6. Surely goodness and mercy shall follow me all the days of my life, and I shall dwell in the house of the Lord my whole life long. 

So that is my mini- exegisis and I can connect the dots to the scripture in Mathew pretty darn easily.  Jesus is on the cross, but we know the end of the story and his is raised, salvation all around. Easter lilies and chocolate bunnies for the rest of us.

This universal condition of feeling completely abandoned is a familiar one.  I see it with patients in their own dark hour.  Chaplain shop talk calls it “the dark night of the soul”. Alcoholics call it “hitting their bottom”. In depression, it is that point before you step off into the abyss of absolute aloneness because you can not bare the feeling or weight of it any more.
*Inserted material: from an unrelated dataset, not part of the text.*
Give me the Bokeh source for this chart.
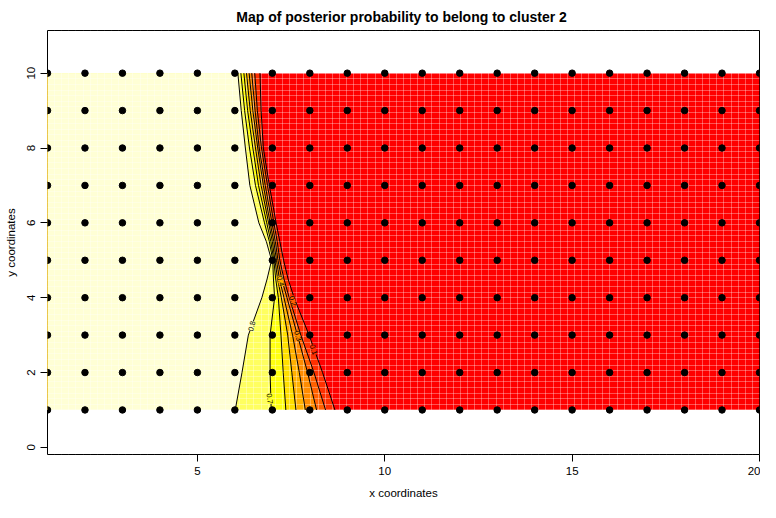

But here is the thing.  Hang on.   We know the end of the story.  We know that we will have Easter.  The tough thing is leaning into the depths of abandonment. Forsakenness. The psalmist says that he is lower than a worm, not even human.  Who hasn’t felt that before?

I certainly have. And I have wondered if there really is a God and I hit my bottom, I couldn’t see, or feel or even know that my God was there the whole time.

And yet, here I am.  Last night I was a guest lecturer at Emmanual College teaching a master’s level class of Nursing students, of all things.  The class is Spirituality and Ethics in Nursing,  and I got to teach on spiritual assessments.  Today I got one of the most  heart warming letters from the professor who said loads of good things about the class and my teaching.

Monday I brought a palm to a patient who was experiencing  their own dark night and “I said, you are not alone, I will be here with you” .  Monday night in the halls I heard the same thing from folks that have been sober for a while to the newcomers who are so very lonely and feeling  so very forsaken.  “You are not alone. Welcome”.

God never promises us that it will be easy.  In fact, there are tons of stories in every major faith that tell us the opposite.  Things are gonna get bad, but hold on.

Easter is coming.  I have meditated on it.  Might actually get up the moxie and just read the blog post  vs. cleaning it up for prime time.  At this point, I am gonna leave it alone and just stay fluid through the unknown.